■ **Task prompt**: Faithfully return all lines, omitting every embedded picture.

■ **Data section**:
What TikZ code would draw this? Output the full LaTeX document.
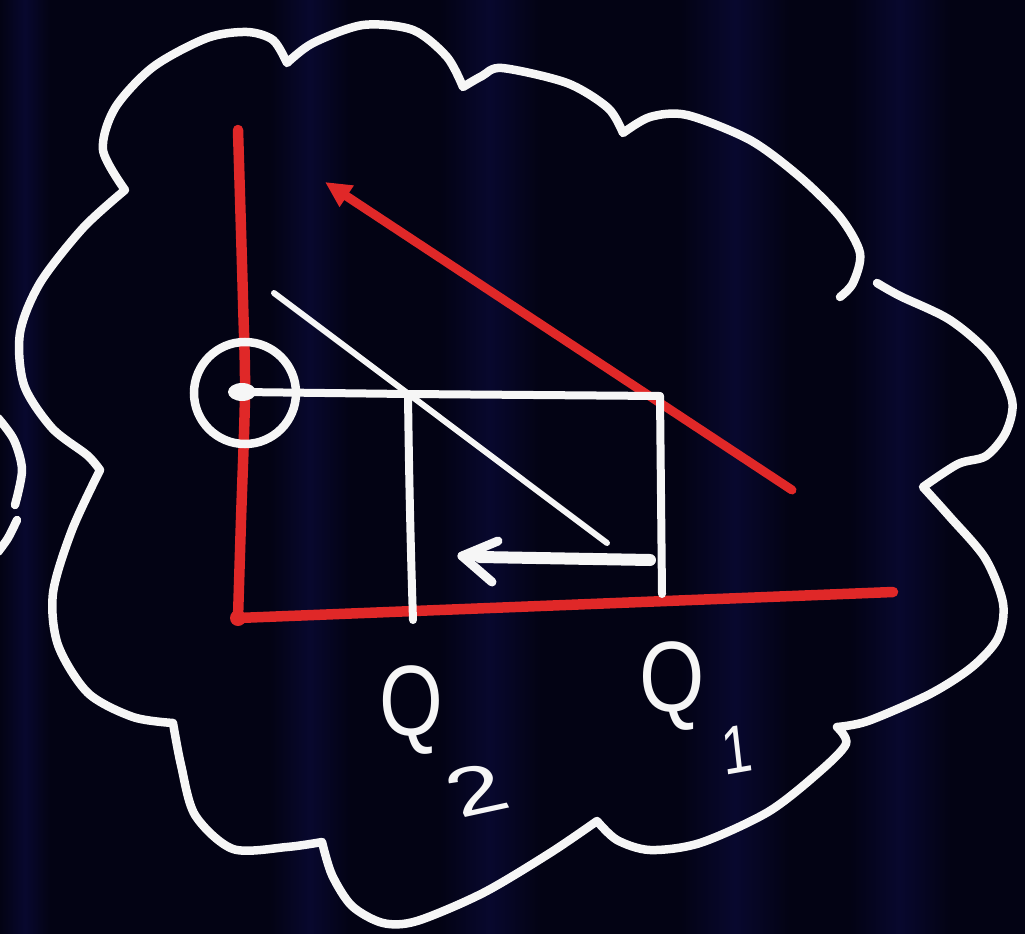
\documentclass[tikz,border=0pt]{standalone}
\usepackage{fontspec}
\setmainfont{Liberation Sans}
\usetikzlibrary{arrows.meta}
\definecolor{bg}{RGB}{3,3,20}
\definecolor{band}{RGB}{8,8,46}
\definecolor{chalkred}{RGB}{224,40,40}
\definecolor{chalk}{RGB}{246,246,246}
\tikzset{
  cloudline/.style={draw=chalk, line width=8.5pt, line cap=round, line join=round},
  redline/.style={draw=chalkred, line width=10.5pt, line cap=round},
  whiteline/.style={draw=chalk, line width=8pt, line cap=round, line join=round},
  thinwhite/.style={draw=chalk, line width=6pt, line cap=round},
  handlabel/.style={text=chalk, inner sep=0pt, font=\fontsize{100}{100}\selectfont},
  handsub/.style={text=chalk, inner sep=0pt, font=\fontsize{68}{68}\selectfont},
  bandshade/.style={left color=bg, right color=bg, middle color=band}
}
\begin{document}
\begin{tikzpicture}[x=1pt,y=-1pt]
% background
\fill[bg] (0,0) rectangle (1025,934);
\shade[bandshade] (0,0) rectangle (50,934);
\shade[bandshade] (270,0) rectangle (350,934);
\shade[bandshade] (440,0) rectangle (540,934);
\shade[bandshade] (680,0) rectangle (790,934);
\shade[bandshade] (850,0) rectangle (950,934);
\useasboundingbox (0,0) rectangle (1025,934);

% cloud outline
\draw[cloudline]
  plot[smooth] coordinates {(877,283) (900,296) (950,320) (990,355) (1012,400) (1006,432) (986,456) (958,464) (923,487)}
  -- plot[smooth] coordinates {(923,487) (950,517) (985,558) (1003,603) (998,638) (972,667) (930,694) (868,721) (837,727)}
  -- plot[smooth] coordinates {(837,727) (846,744) (818,773) (768,812) (700,843) (650,850) (617,840) (597,821)}
  -- plot[smooth] coordinates {(597,821) (550,853) (483,893) (417,921) (383,923) (352,906) (332,875) (322,842)}
  -- plot[smooth] coordinates {(322,842) (287,847) (233,849) (195,815) (181,765) (173,723)}
  -- plot[smooth] coordinates {(173,723) (133,717) (88,693) (58,645) (53,593) (72,530) (100,470)}
  -- plot[smooth] coordinates {(100,470) (87,455) (52,428) (24,385) (20,333) (40,283) (83,228) (125,190)}
  -- plot[smooth] coordinates {(125,190) (103,150) (115,108) (153,67) (207,38) (247,32) (273,40) (287,63)}
  -- plot[smooth] coordinates {(287,63) (313,43) (363,25) (413,30) (447,57) (463,87)}
  -- plot[smooth] coordinates {(463,87) (482,76) (502,68) (567,83) (608,108) (623,133)}
  -- plot[smooth] coordinates {(623,133) (650,117) (687,115) (750,140) (800,177) (840,217) (860,253) (853,283) (840,297)};
% partial cloud at far left
\draw[cloudline] plot[smooth] coordinates {(-2,418) (14,440) (22,470) (15,505)};
\draw[cloudline] plot[smooth] coordinates {(17,520) (8,538) (-2,552)};

% key points
\coordinate (ytop) at (238,130);
\coordinate (ymid) at (245,393);
\coordinate (orig) at (238,618);
\coordinate (xend) at (893,592);
\coordinate (rtip) at (325,182);
\coordinate (rend) at (792,490);
\coordinate (wtop) at (274,293);
\coordinate (wend) at (607,543);
\coordinate (tl) at (408,394);
\coordinate (tr) at (660,396);
\coordinate (br) at (662,594);
\coordinate (q2foot) at (413,620);
\coordinate (dotc) at (242,392);
\coordinate (arrowtail) at (650,560);
\coordinate (arrowhead) at (462,556);
\coordinate (barbup) at (498,541);
\coordinate (barbdown) at (492,582);

% red axes
\draw[redline] plot[smooth] coordinates {(ytop) (243,300) (ymid) (241,520) (orig)};
\draw[redline] (orig) -- (xend);
\fill[chalkred] (orig) circle (8);
% red budget line with arrow
\draw[chalkred, line width=9pt, line cap=round, -{Triangle[length=26pt,width=24pt]}] (rend) -- (rtip);

% white budget line
\draw[thinwhite] (wtop) -- (wend);

% rectangle
\draw[whiteline] (dotc) -- (tl) -- (tr);
\draw[whiteline] (tr) -- (br);
\draw[whiteline] (tl) .. controls (409,480) and (411,560) .. (q2foot);

% circle and dot
\draw[chalk, line width=8.5pt] (ymid) circle (51);
\fill[chalk] (dotc) ellipse (14 and 9);

% arrow
\draw[chalk, line width=12pt, line cap=round] (arrowtail) -- (480,557);
\draw[whiteline, line width=9pt] (barbup) -- (arrowhead) -- (barbdown);
\draw[chalk, line width=9pt, line cap=round] (arrowhead) -- (490,557);

% labels
\node[handlabel, xscale=0.82] (q2) at (411,710) {Q};
\node[handsub, xscale=1.5, rotate=18] (s2) at (476,790) {2};
\node[handlabel, xscale=0.84] (q1) at (672,686) {Q};
\node[handsub, xscale=0.8, rotate=8] (s1) at (737,750) {1};
\end{tikzpicture}
\end{document}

■ **Exercise output**:
What TikZ code would draw this? Output the full LaTeX document.
\documentclass[tikz,border=0pt]{standalone}
\usepackage{fontspec}
\setmainfont{Liberation Sans}
\usetikzlibrary{arrows.meta}
\definecolor{bg}{RGB}{3,3,20}
\definecolor{band}{RGB}{8,8,46}
\definecolor{chalkred}{RGB}{224,40,40}
\definecolor{chalk}{RGB}{246,246,246}
\tikzset{
  cloudline/.style={draw=chalk, line width=8.5pt, line cap=round, line join=round},
  redline/.style={draw=chalkred, line width=10.5pt, line cap=round},
  whiteline/.style={draw=chalk, line width=8pt, line cap=round, line join=round},
  thinwhite/.style={draw=chalk, line width=6pt, line cap=round},
  handlabel/.style={text=chalk, inner sep=0pt, font=\fontsize{100}{100}\selectfont},
  handsub/.style={text=chalk, inner sep=0pt, font=\fontsize{68}{68}\selectfont},
  bandshade/.style={left color=bg, right color=bg, middle color=band}
}
\begin{document}
\begin{tikzpicture}[x=1pt,y=-1pt]
% background
\fill[bg] (0,0) rectangle (1025,934);
\shade[bandshade] (0,0) rectangle (50,934);
\shade[bandshade] (270,0) rectangle (350,934);
\shade[bandshade] (440,0) rectangle (540,934);
\shade[bandshade] (680,0) rectangle (790,934);
\shade[bandshade] (850,0) rectangle (950,934);
\useasboundingbox (0,0) rectangle (1025,934);

% cloud outline
\draw[cloudline]
  plot[smooth] coordinates {(877,283) (900,296) (950,320) (990,355) (1012,400) (1006,432) (986,456) (958,464) (923,487)}
  -- plot[smooth] coordinates {(923,487) (950,517) (985,558) (1003,603) (998,638) (972,667) (930,694) (868,721) (837,727)}
  -- plot[smooth] coordinates {(837,727) (846,744) (818,773) (768,812) (700,843) (650,850) (617,840) (597,821)}
  -- plot[smooth] coordinates {(597,821) (550,853) (483,893) (417,921) (383,923) (352,906) (332,875) (322,842)}
  -- plot[smooth] coordinates {(322,842) (287,847) (233,849) (195,815) (181,765) (173,723)}
  -- plot[smooth] coordinates {(173,723) (133,717) (88,693) (58,645) (53,593) (72,530) (100,470)}
  -- plot[smooth] coordinates {(100,470) (87,455) (52,428) (24,385) (20,333) (40,283) (83,228) (125,190)}
  -- plot[smooth] coordinates {(125,190) (103,150) (115,108) (153,67) (207,38) (247,32) (273,40) (287,63)}
  -- plot[smooth] coordinates {(287,63) (313,43) (363,25) (413,30) (447,57) (463,87)}
  -- plot[smooth] coordinates {(463,87) (482,76) (502,68) (567,83) (608,108) (623,133)}
  -- plot[smooth] coordinates {(623,133) (650,117) (687,115) (750,140) (800,177) (840,217) (860,253) (853,283) (840,297)};
% partial cloud at far left
\draw[cloudline] plot[smooth] coordinates {(-2,418) (14,440) (22,470) (15,505)};
\draw[cloudline] plot[smooth] coordinates {(17,520) (8,538) (-2,552)};

% key points
\coordinate (ytop) at (238,130);
\coordinate (ymid) at (245,393);
\coordinate (orig) at (238,618);
\coordinate (xend) at (893,592);
\coordinate (rtip) at (325,182);
\coordinate (rend) at (792,490);
\coordinate (wtop) at (274,293);
\coordinate (wend) at (607,543);
\coordinate (tl) at (408,394);
\coordinate (tr) at (660,396);
\coordinate (br) at (662,594);
\coordinate (q2foot) at (413,620);
\coordinate (dotc) at (242,392);
\coordinate (arrowtail) at (650,560);
\coordinate (arrowhead) at (462,556);
\coordinate (barbup) at (498,541);
\coordinate (barbdown) at (492,582);

% red axes
\draw[redline] plot[smooth] coordinates {(ytop) (243,300) (ymid) (241,520) (orig)};
\draw[redline] (orig) -- (xend);
\fill[chalkred] (orig) circle (8);
% red budget line with arrow
\draw[chalkred, line width=9pt, line cap=round, -{Triangle[length=26pt,width=24pt]}] (rend) -- (rtip);

% white budget line
\draw[thinwhite] (wtop) -- (wend);

% rectangle
\draw[whiteline] (dotc) -- (tl) -- (tr);
\draw[whiteline] (tr) -- (br);
\draw[whiteline] (tl) .. controls (409,480) and (411,560) .. (q2foot);

% circle and dot
\draw[chalk, line width=8.5pt] (ymid) circle (51);
\fill[chalk] (dotc) ellipse (14 and 9);

% arrow
\draw[chalk, line width=12pt, line cap=round] (arrowtail) -- (480,557);
\draw[whiteline, line width=9pt] (barbup) -- (arrowhead) -- (barbdown);
\draw[chalk, line width=9pt, line cap=round] (arrowhead) -- (490,557);

% labels
\node[handlabel, xscale=0.82] (q2) at (411,710) {Q};
\node[handsub, xscale=1.5, rotate=18] (s2) at (476,790) {2};
\node[handlabel, xscale=0.84] (q1) at (672,686) {Q};
\node[handsub, xscale=0.8, rotate=8] (s1) at (737,750) {1};
\end{tikzpicture}
\end{document}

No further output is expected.